[Entries with chart source code]
......

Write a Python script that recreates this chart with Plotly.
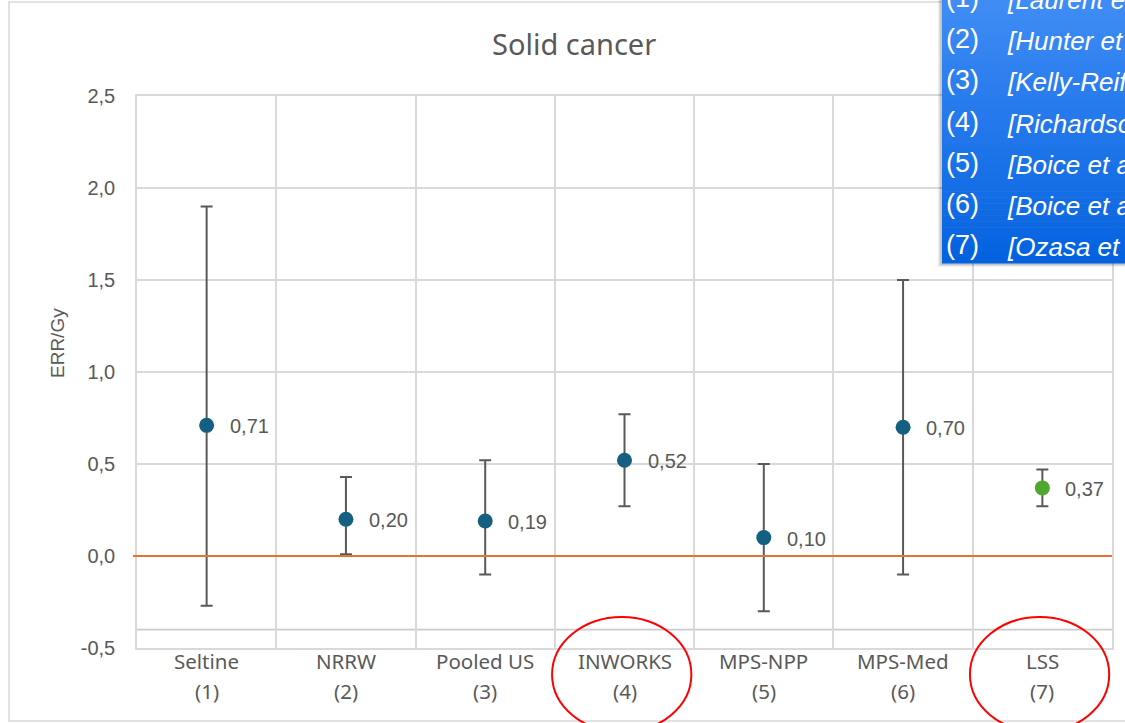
import plotly.graph_objects as go

W, H = 1125, 723

# ---- data -------------------------------------------------------------
studies = ["Seltine", "NRRW", "Pooled US", "INWORKS", "MPS-NPP", "MPS-Med", "LSS"]
study_refs = ["(1)", "(2)", "(3)", "(4)", "(5)", "(6)", "(7)"]
err_per_gy = [0.71, 0.20, 0.19, 0.52, 0.10, 0.70, 0.37]
ci_upper = [1.90, 0.43, 0.52, 0.77, 0.50, 1.50, 0.47]
ci_lower = [-0.27, 0.01, -0.10, 0.27, -0.30, -0.10, 0.27]
point_colors = ["#156082", "#156082", "#156082", "#156082", "#156082", "#156082", "#4EA72E"]
y_ticks = [-0.5, 0.0, 0.5, 1.0, 1.5, 2.0, 2.5]
y_tick_labels = ["-0,5", "0,0", "0,5", "1,0", "1,5", "2,0", "2,5"]
ref_citations = ["[Laurent et al.]", "[Hunter et al.]", "[Kelly-Reif et al.]",
                 "[Richardson et al.]", "[Boice et al.]", "[Boice et al.]", "[Ozasa et al.]"]
highlighted = ["INWORKS", "LSS"]

GREY = "#595959"
GRID = "#d9d9d9"


def px(x):
    return x / W


def py(y):
    return 1 - y / H


err_plus = [u - v for u, v in zip(ci_upper, err_per_gy)]
err_minus = [v - l for v, l in zip(err_per_gy, ci_lower)]

fig = go.Figure()
fig.add_trace(go.Scatter(
    x=studies, y=err_per_gy, mode="markers",
    marker=dict(size=15, color=point_colors, line=dict(width=0)),
    error_y=dict(type="data", array=err_plus, arrayminus=err_minus,
                 color=GREY, thickness=2, width=6),
    showlegend=False, hoverinfo="skip",
))

annotations = []
# value labels next to each point
for s, v in zip(studies, err_per_gy):
    annotations.append(dict(
        x=s, y=v, xref="x", yref="y", text=f"{v:.2f}".replace(".", ","),
        showarrow=False, xanchor="left", yanchor="middle", xshift=21, yshift=-1,
        font=dict(family="Liberation Sans, Arial", size=20, color=GREY)))

# two-line category labels under the axis
for s, r in zip(studies, study_refs):
    annotations.append(dict(x=s, y=py(661), xref="x", yref="paper", text=s,
                            showarrow=False, xanchor="center", yanchor="middle",
                            font=dict(family="Noto Sans", size=20.5, color=GREY)))
    annotations.append(dict(x=s, y=py(691), xref="x", yref="paper", text=r,
                            showarrow=False, xanchor="center", yanchor="middle",
                            font=dict(family="Noto Sans", size=20.5, color=GREY)))

# title and y-axis title
annotations.append(dict(x=px(574), y=py(43), xref="paper", yref="paper", text="Solid cancer",
                        showarrow=False, xanchor="center", yanchor="middle",
                        font=dict(family="Noto Sans", size=29, color=GREY)))
annotations.append(dict(x=px(57), y=py(343), xref="paper", yref="paper", text="ERR/Gy",
                        textangle=-90, showarrow=False, xanchor="center", yanchor="middle",
                        font=dict(family="Liberation Sans, Arial", size=19, color=GREY)))

shapes = []
# outer chart border
shapes.append(dict(type="rect", xref="paper", yref="paper",
                   x0=px(9), x1=px(1140), y0=py(721), y1=py(2),
                   line=dict(color=GRID, width=1.5), layer="below"))
# axis crossing line
shapes.append(dict(type="line", xref="x domain", yref="y", x0=0, x1=1, y0=-0.4, y1=-0.4,
                   line=dict(color="#cccccc", width=1.8), layer="below"))
# reference line at zero
shapes.append(dict(type="line", xref="paper", yref="y", x0=px(133), x1=px(1112), y0=0, y1=0,
                   line=dict(color="#E97132", width=2), layer="above"))

# reference list box (shadow, gradient fill)
bx0, bx1, by0, by1 = 942, 1140, -12, 263
for off, op in [(4, 0.06), (3, 0.08), (2, 0.10)]:
    shapes.append(dict(type="rect", xref="paper", yref="paper",
                       x0=px(bx0 - off), x1=px(bx1), y0=py(by1 + off), y1=py(by0),
                       fillcolor=f"rgba(0,0,0,{op})", line=dict(width=0), layer="above"))
n_strips = 46
top_c = (66, 142, 246)
bot_c = (4, 98, 224)
for i in range(n_strips):
    t = i / (n_strips - 1)
    c = tuple(round(a + (b - a) * t) for a, b in zip(top_c, bot_c))
    ya = by0 + (by1 - by0) * i / n_strips
    yb = by0 + (by1 - by0) * (i + 1) / n_strips
    shapes.append(dict(type="rect", xref="paper", yref="paper",
                       x0=px(bx0), x1=px(bx1), y0=py(yb + 0.6), y1=py(ya),
                       fillcolor=f"rgb{c}", line=dict(width=0), layer="above"))
for i, (r, cite) in enumerate(zip(study_refs, ref_citations)):
    yc = -2 + 41.2 * i
    annotations.append(dict(x=px(944), y=py(yc), xref="paper", yref="paper", text=r,
                            showarrow=False, xanchor="left", yanchor="middle",
                            font=dict(family="Liberation Sans, Arial", size=27, color="white")))
    annotations.append(dict(x=px(1005), y=py(yc + 2), xref="paper", yref="paper",
                            text=f"<i>{cite}</i>",
                            showarrow=False, xanchor="left", yanchor="middle",
                            font=dict(family="Liberation Sans, Arial", size=26, color="white")))

# red ellipses around highlighted studies
idx = {s: i for i, s in enumerate(studies)}
for s in highlighted:
    k = idx[s]
    shapes.append(dict(type="circle", xref="x", yref="paper",
                       x0=k - 0.52, x1=k + 0.48, y0=py(732), y1=py(617),
                       line=dict(color="#FF0000", width=2), layer="above"))

fig.update_layout(
    width=W, height=H,
    margin=dict(l=0, r=0, t=0, b=0, pad=0, autoexpand=False),
    paper_bgcolor="white", plot_bgcolor="white",
    showlegend=False,
    xaxis=dict(domain=[px(137), px(1112)], type="category", categoryorder="array",
               categoryarray=studies, range=[-0.5, len(studies) - 0.5],
               showticklabels=False, ticks="", tickson="boundaries", automargin=False,
               showgrid=True, gridcolor=GRID, gridwidth=1.5,
               showline=True, linecolor=GRID, linewidth=1.5, mirror=True,
               zeroline=False, fixedrange=True),
    yaxis=dict(domain=[py(648), py(96)], range=[-0.5, 2.5],
               tickvals=y_ticks, ticktext=y_tick_labels, ticks="",
               ticklabelstandoff=16, automargin=False,
               tickfont=dict(family="Liberation Sans, Arial", size=20, color=GREY),
               showgrid=True, gridcolor=GRID, gridwidth=1.5,
               showline=True, linecolor=GRID, linewidth=1.5, mirror=True,
               zeroline=False, fixedrange=True),
    annotations=annotations,
    shapes=shapes,
)

fig.write_html("out.html")
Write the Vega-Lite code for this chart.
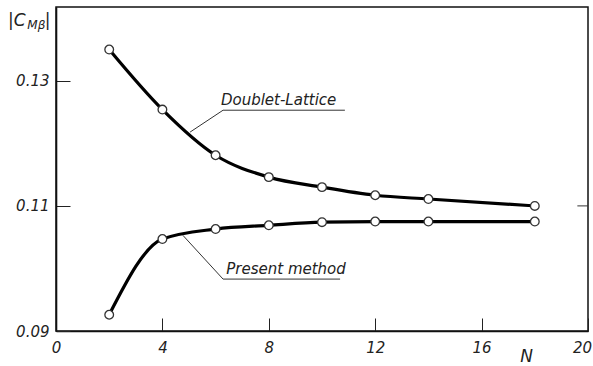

......

• Problem details: Skip every picture and return the lines above from the top through the one that contains "W, H = 1125, 723".

• The completed task:
Write a Python script that recreates this chart with Plotly.
import plotly.graph_objects as go

W, H = 1125, 723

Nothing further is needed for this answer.